Coincidentally I was just reading a white paper by one of the MC
vendors, that speaks of a mean absolute error of 11.5% in predicting
returns in one of the stock indices (the Nasdaq 100 - a whole issue in
itself, but that's another post). In the world of science and
engineering the methodology would then be discarded, as unworkable -
imagine you were trying to use MCS to predict the failure rate for a
part on an aircraft to determine manufacturing processes and came up
with an error like that. In finance it becomes a "best practice" in some
circles because while it's so far out of bounds as to be arguably
useless, it's slightly better than using the more-invalid "project the
past few years forward to the next year."

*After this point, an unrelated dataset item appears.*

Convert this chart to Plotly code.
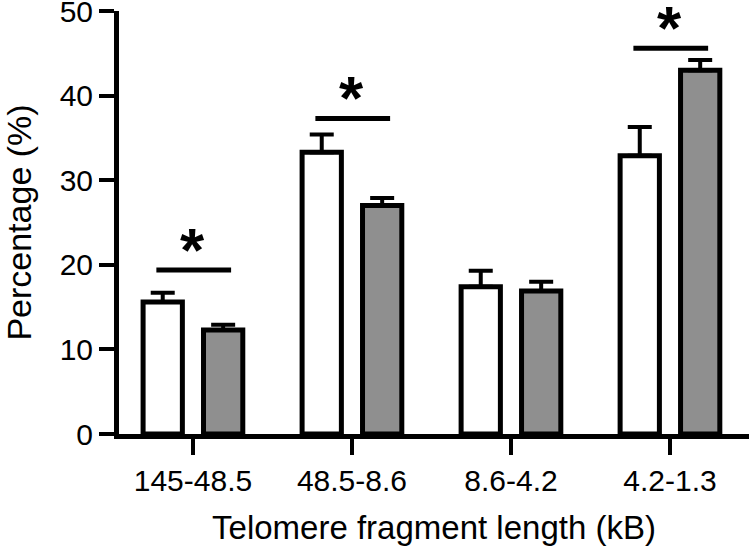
import plotly.graph_objects as go

# dados
categorias = ['145-48.5', '48.5-8.6', '8.6-4.2', '4.2-1.3']
brancas = [15.6, 33.3, 17.4, 32.9]
brancas_erro = [1.1, 2.1, 1.9, 3.4]
cinzas = [12.3, 27.0, 16.9, 43.0]
cinzas_erro = [0.6, 0.9, 1.1, 1.2]
# altura das barras de significância (None = sem asterisco)
signif = [19.4, 37.3, None, 45.6]

fonte = 'Liberation Sans'

trace_b = go.Bar(x=categorias, y=brancas,
                 marker=dict(color='white', line=dict(color='black', width=5)),
                 error_y=dict(type='data', array=brancas_erro, symmetric=False,
                              arrayminus=[0] * len(brancas_erro),
                              color='black', thickness=4, width=12))

trace_c = go.Bar(x=categorias, y=cinzas,
                 marker=dict(color='#8f8f8f', line=dict(color='black', width=5)),
                 error_y=dict(type='data', array=cinzas_erro, symmetric=False,
                              arrayminus=[0] * len(cinzas_erro),
                              color='black', thickness=4, width=12))

fig = go.Figure(data=[trace_b, trace_c])

# linhas e asteriscos de significância
for i, nivel in enumerate(signif):
    if nivel is None:
        continue
    fig.add_shape(type='line', xref='x', yref='y',
                  x0=i - 0.23, x1=i + 0.24, y0=nivel, y1=nivel,
                  line=dict(color='black', width=5))
    fig.add_annotation(x=i, y=nivel, xref='x', yref='y', text='<b>*</b>',
                       showarrow=False, yanchor='bottom', yshift=-16,
                       font=dict(family=fonte, size=62, color='black'))

fig.update_layout(
    width=749, height=547,
    margin=dict(l=119, r=0, t=11, b=113),
    plot_bgcolor='white', paper_bgcolor='white',
    barmode='group', bargap=0.24, bargroupgap=0.35,
    showlegend=False,
    font=dict(family=fonte, color='black'),
    xaxis=dict(range=[-0.465, 3.497], showline=True, linecolor='black', linewidth=5,
               ticks='outside', ticklen=16, tickwidth=4, tickcolor='black',
               tickfont=dict(size=30), showgrid=False, zeroline=False, automargin=False,
               title=dict(text='Telomere fragment length (kB)', font=dict(size=33), standoff=21)),
    yaxis=dict(range=[0, 50], tickvals=[0, 10, 20, 30, 40, 50], showline=True,
               linecolor='black', linewidth=5, ticks='outside', ticklen=15, tickwidth=4,
               tickcolor='black', tickfont=dict(size=30), showgrid=False, zeroline=False,
               automargin=False, ticklabeloverflow='allow',
               title=dict(text='Percentage (%)', font=dict(size=34), standoff=21)),
)

# tira a margem padrão do body para a figura ocupar a janela inteira
fig.write_html('out.html', config={'displayModeBar': False},
               post_script="document.body.style.margin = '0';")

That said I think the technique is helpful just to illustrate variable
returns - that visual, showing all those trajectories where sometimes it
goes to $0, sometimes sky-high, and mostly in the middle. But god forbid
you then pretend that the probabilities it spits out have meaning for
decision-making. Even a layperson should be able to see the problem with
running "tens of thousands or hundreds of thousands of scenarios, which
help gauge extreme events at the tail end of the distribution." You
could run it a billion times, you're still limited by the lack of data
and (more fundamentally) the fact that "hijacked jet flies into
building" and "laws change to facilitate bad lending" and "bad guy with
bad mustache takes over Europe" and "for no apparent reason stocks drop"
can't be described using probability theory.